By Mamer Abraham
Embassies of Canada, France, Germany, the Netherlands, Norway, the United Kingdom, the United States, and the European Union delegation have called on South Sudan government to remove illegal checkpoints hampering humanitarian aid delivery.
The diplomats pledged their full support to the South Sudanese people by alleviating suffering through the provision of humanitarian aid but urged the government to reduce the costs of delivering aid by stopping the illegal collection of revenue from aid agencies.
“We also call on the transitional government to take concrete steps to reduce the costs of delivering aid, such as those generated by checkpoints and other illicit efforts to extract revenue from humanitarian aid operations.” A statement seen by this outlet read.
They decried the humanitarian need of the South Sudanese deteriorated by the protracted conflict in Sudan, adding that the international community had donated over $1 billion this year alone.
“We are all appalled by the conflict in Sudan, which has created dire additional humanitarian needs and placed an extra burden on the South Sudanese people,” it continued.
The embassies and the EU delegates called on the government to increase its contribution to the humanitarian sector in a bid to improve the livelihoods of its citizens.
“We expect the transitional government to be a full partner in the effort to ease suffering and save lives in South Sudan by increasing its financial contribution to the humanitarian effort,” they continued.
They stressed the need for the country to be stable so that there could be notable economic development that would discourage dependency on humanitarian aid.
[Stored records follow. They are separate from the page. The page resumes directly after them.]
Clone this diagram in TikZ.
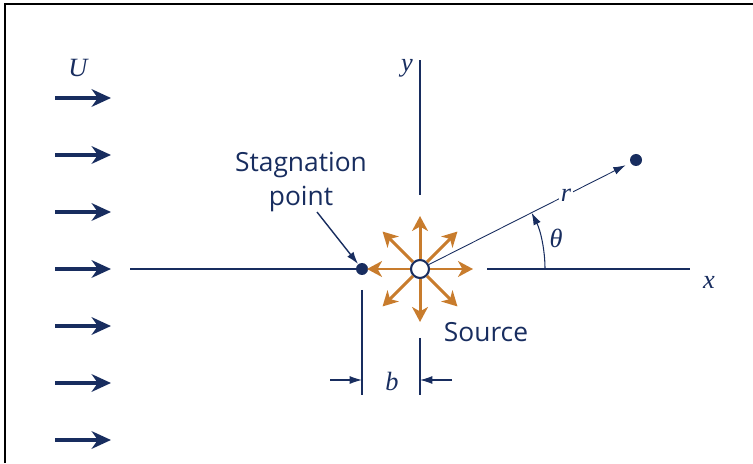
\documentclass[tikz,border=0pt]{standalone}
\usepackage{fontspec}
\setmainfont{Liberation Serif}
\newfontfamily\labelfont{Open Sans}
\usetikzlibrary{arrows.meta}

\definecolor{navy}{RGB}{24,45,95}
\definecolor{ochre}{RGB}{200,124,45}

\newcommand*{\xaxis}{194}
\newcommand*{\srcx}{420}
\newcommand*{\stagx}{362}

\begin{document}
\begin{tikzpicture}
[
	x=0.02cm,y=0.02cm,
	axis/.style={navy,line width=1.3pt},
	dimline/.style={navy,line width=0.8pt},
	flowarrow/.style={navy,line width=2.8pt,-{Stealth[length=11pt,width=10pt,inset=3.5pt]}},
	rayarrow/.style={ochre,line width=1.7pt,-{Stealth[length=8.5pt,width=9pt,inset=2.5pt]}},
	thinarrow/.style={navy,line width=0.6pt,-{Latex[length=7pt,width=4.5pt]}},
	closedpt/.style={circle,fill=navy,inner sep=0pt,minimum size=0.24cm},
	sourcept/.style={circle,draw=navy,fill=white,line width=1.2pt,inner sep=0pt,minimum size=0.36cm},
	sym/.style={font=\fontsize{15}{18}\selectfont\itshape,text=navy,inner sep=1pt},
	txt/.style={font=\labelfont\fontsize{15}{19}\selectfont,text=navy,inner sep=0pt}
]

	\useasboundingbox (0,0) rectangle (753,463);

	% frame
	\draw[line width=1.4pt] (5,0) -- (5,459) -- (753,459);

	% uniform stream
	\node[sym] (U) at (78,395) {U};
	\foreach \y [count=\i] in {365,308,251,194,137,80,23} {
		\coordinate (tail\i) at (55,\y);
		\coordinate (head\i) at (111,\y);
		\draw[flowarrow] (tail\i) -- (head\i);
	}

	% axes
	\node[closedpt] (stag) at (\stagx,\xaxis) {};
	\node[sourcept] (src) at (\srcx,\xaxis) {};
	\coordinate (xleft) at (130,\xaxis);
	\coordinate (xgap) at (487,\xaxis);
	\coordinate (xright) at (690,\xaxis);
	\draw[axis] (xleft) -- (stag);
	\draw[axis] (xgap) -- (xright);
	\node[sym] (xlab) at (709,181) {x};
	\coordinate (ybot) at (\srcx,268);
	\coordinate (ytop) at (\srcx,403);
	\draw[axis] (ybot) -- (ytop);
	\node[sym] (ylab) at (407,395) {y};

	% source rays
	\foreach \a in {0,45,...,315} {
		\coordinate (ray\a) at ([shift={(\a:53)}]src.center);
		\draw[rayarrow] (src) -- (ray\a);
	}

	% r and theta
	\node[closedpt] (pt) at (636,303) {};
	\draw[thinarrow,line width=0.5pt,shorten >=3pt] (src) -- node[pos=0.68,fill=white,sym] (rlab) {r} (pt);
	\coordinate (arcstart) at (545,\xaxis);
	\draw[thinarrow] (arcstart) arc (0:26.8:2.5cm);
	\node[sym] (theta) at (556,225) {θ};

	% labels
	\node[txt,align=center] (stagtxt) at (301,281) {Stagnation\\point};
	\coordinate (stagtail) at (317,251);
	\draw[thinarrow,line width=0.8pt] (stagtail) -- (stag);
	\node[txt] (srctxt) at (486,131) {Source};

	% distance b
	\coordinate (dimA) at (\stagx,173);
	\coordinate (dimAend) at (\stagx,68);
	\coordinate (dimB) at (\srcx,125);
	\coordinate (dimBend) at (\srcx,68);
	\draw[dimline] (dimA) -- (dimAend);
	\draw[dimline] (dimB) -- (dimBend);
	\coordinate (bleft) at (330,83);
	\coordinate (bleftend) at (\stagx,83);
	\coordinate (bright) at (452,83);
	\coordinate (brightend) at (\srcx,83);
	\draw[thinarrow] (bleft) -- (bleftend);
	\draw[thinarrow] (bright) -- (brightend);
	\node[sym] (blab) at (392,82) {b};

\end{tikzpicture}
\end{document}
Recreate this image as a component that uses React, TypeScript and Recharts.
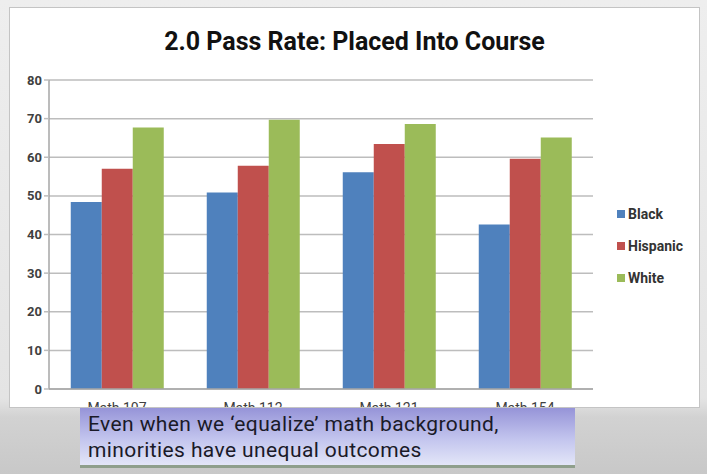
// @ts-nocheck
import { BarChart, Bar, XAxis, YAxis, CartesianGrid, Legend } from 'recharts'

const courses = ['Math 107', 'Math 112', 'Math 121', 'Math 154']
const black = [48.4, 50.9, 56.1, 42.6]
const hispanic = [57.0, 57.8, 63.4, 59.6]
const white = [67.7, 69.7, 68.6, 65.1]
const yTicks = [0, 10, 20, 30, 40, 50, 60, 70, 80]
const boundaryTicks = [0, 1, 2, 3, 4]

const series = [
  { key: 'black', name: 'Black', color: '#4f81bd' },
  { key: 'hispanic', name: 'Hispanic', color: '#c0504d' },
  { key: 'white', name: 'White', color: '#9bbb59' },
]

const data = courses.map((c, i) => ({
  course: c,
  black: black[i],
  hispanic: hispanic[i],
  white: white[i],
}))

const font = 'Roboto, "Noto Sans", sans-serif'

function LegendBox() {
  return (
    <div style={{ fontFamily: font, fontSize: 14, fontWeight: 700, color: '#333' }}>
      {series.map(s => (
        <div key={s.key} style={{ display: 'flex', alignItems: 'center', height: 32 }}>
          <span style={{ width: 8, height: 8, background: s.color, marginRight: 3, display: 'inline-block' }} />
          {s.name}
        </div>
      ))}
    </div>
  )
}

export default function App() {
  return (
    <div
      style={{
        position: 'absolute',
        left: 0,
        top: 0,
        width: 707,
        height: 474,
        overflow: 'hidden',
        background: 'linear-gradient(#eeeeee 0%, #e4e4e4 84%, #d2d2d2 88%, #c8c8c8 100%)',
      }}
    >
      {/* slide panel */}
      <div
        style={{
          position: 'absolute',
          left: 9,
          top: 7,
          width: 689,
          height: 399,
          background: '#fff',
          border: '1px solid #c4c4c4',
          overflow: 'hidden',
        }}
      >
        <div
          style={{
            position: 'absolute',
            top: 19,
            width: '100%',
            textAlign: 'center',
            fontFamily: font,
            fontWeight: 700,
            fontSize: 25,
            color: '#111',
          }}
        >
          2.0 Pass Rate: Placed Into Course
        </div>
        <BarChart
          width={689}
          height={430}
          data={data}
          margin={{ top: 72, right: 25, left: 9, bottom: 18 }}
          barCategoryGap="16%"
          barGap={0}
        >
          <CartesianGrid vertical={false} stroke="#bdbdbd" strokeWidth={1.5} />
          <YAxis
            domain={[0, 80]}
            ticks={yTicks}
            width={30}
            axisLine={{ stroke: '#a6a6a6', strokeWidth: 1.5 }}
            tickLine={{ stroke: '#bdbdbd', strokeWidth: 1.5 }}
            tickSize={5}
            tick={{ fontFamily: font, fontSize: 13, fontWeight: 700, fill: '#404040' }}
          />
          <XAxis
            dataKey="course"
            axisLine={{ stroke: '#a6a6a6', strokeWidth: 1.5 }}
            tickLine={false}
            tick={{ fontFamily: font, fontSize: 14, fill: '#404040' }}
            dy={6}
          />
          <XAxis
            xAxisId="b"
            type="number"
            domain={[0, 4]}
            ticks={boundaryTicks}
            axisLine={false}
            tick={false}
            tickLine={{ stroke: '#a6a6a6' }}
            tickSize={5}
            height={1}
          />
          <Legend
            layout="vertical"
            align="right"
            verticalAlign="middle"
            width={81}
            content={() => <LegendBox />}
            wrapperStyle={{ left: 607, top: 190 }}
          />
          {series.map(s => (
            <Bar key={s.key} dataKey={s.key} name={s.name} fill={s.color} isAnimationActive={false} />
          ))}
        </BarChart>
      </div>

      {/* caption box */}
      <div
        style={{
          position: 'absolute',
          left: 80,
          top: 408,
          width: 495,
          height: 60,
          background: 'linear-gradient(#9694d8 0%, #c3c5ee 55%, #e3e6f8 100%)',
          borderBottom: '3px solid #8f9f8c',
          boxSizing: 'border-box',
          padding: '3px 0 0 8px',
          fontFamily: font,
          fontSize: 21,
          letterSpacing: 0.4,
          lineHeight: '26px',
          color: '#1a1a28',
        }}
      >
        Even when we ‘equalize’ math background,
        <br />
        minorities have unequal outcomes
      </div>
    </div>
  )
}
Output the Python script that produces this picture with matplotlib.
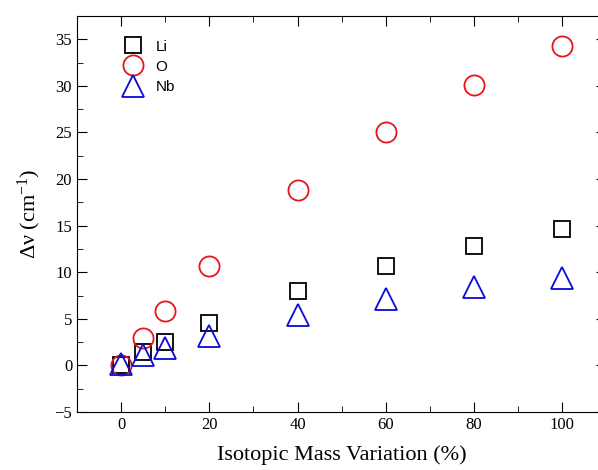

The embassies also called for transparency and accountability in the execution of duties by government institutions.
Last month, the United Nations High Commissioner for Refugees, Filippo Grandi, appealed for $1 billion to address the humanitarian crisis caused by Sudan’s conflict in the region.
He stated that the government of South Sudan had pledged $15 million to aid in the transportation of people from the border to their settlements and urged the government to provide their pledge as soon as possible.
Refugees and South Sudanese returnees from Sudan are currently camped in Paloch, Renk, and other border areas of South Sudan, leading to a stretching of resources among the border communities.